(WSVN) - One of the least predictable districts in our swing state and one of the races garnering the national spotlight is pitting a first-term congresswoman with the outgoing mayor of Miami-Dade County.

The fight to represent Florida Congressional District 26 includes the incumbent Debbie Mucarsell-Powell — who was elected into office for the first time in 2018. She was the first South American to be elected to Congress.

“I don’t come from politics,” Mucarsell-Powell said. “I have spent 20 years of my career here in Florida’s 26th District, most of the time at FIU. I started at the College of Health, and then I became the associate dean here at the College of Medicine working in education and healthcare.”

The Republican candidate is term-limited Miami-Dade County Mayor Carlos Gimenez.

He has never lost an election in his long political career, and his win would restore a Cuban-American to the seat.

“I’m a 45-year public servant,” Gimenez said. “I’m a firefighter, a fire chief, city manager, county commissioner and now, for the last nine and a half years, I’ve been the mayor of this great town.”

They have one major element of their biographies in common. Mucarsell-Powell emigrated to the U.S. at the age of 14 from Ecuador, and Gimenez was about 6 years old when his family came from Cuba.

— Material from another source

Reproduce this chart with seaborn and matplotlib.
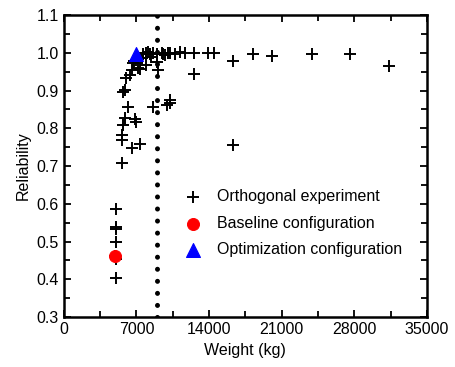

As for the issues, the coronavirus pandemic impacted nearly everything, including the economy.

Gimenez said the unemployment rate was at 12% when he took office, and that it dropped to 1% before the pandemic hit.

“We need to get people back to work,” he said. “Once you get people back to work, once you have a good-paying job, a lot of things get fixed. If you have a good-paying job, a lot of times you get healthcare also paid for you or you get a reduced cost of healthcare because it’s part of your employer plan, right?”

But with many Floridians losing their jobs and along with it, employer-provided healthcare, Mucarsell-Powell said keeping the Affordable Care Act, especially in the middle of a pandemic, is critical.

“I have been fighting to protect and improve the ACA, reduce premiums for families — they’re paying too much in premiums, reduce the price of prescription drug prices,” she said. “My opponent, on the other hand, is supporting Donald Trump’s fight to repeal the Affordable Care Act.”

The environment is also looming larger this cycle.

“We saw the largest fish kill along Biscayne Bay just a few weeks ago, and he had been warned that if he didn’t take action, this would happen, and he apparently didn’t take the warning seriously,” Mucarsell-Powell said.

“The environment is very crucial here in South Florida,” Gimenez said. “We’re the tip of the spear for climate change and sea level rise, and I’ve had a stellar environmental record here as the mayor.”

Both candidates said the other has failed: On the job in Congress and the job of managing COVID.

“I have passed as many laws here in Congress as she has,” Gimenez said. “She hasn’t passed any laws whatsoever in the two years that she’s been there. Nothing that she has been the sponsor of has been signed into law.”

“In that window of time we asked people to make that sacrifice — to shut down their business, to stay home — that was the moment he had to be a leader and put that infrastructure in place to contain the virus, and he did not do that,” Mucarsell said.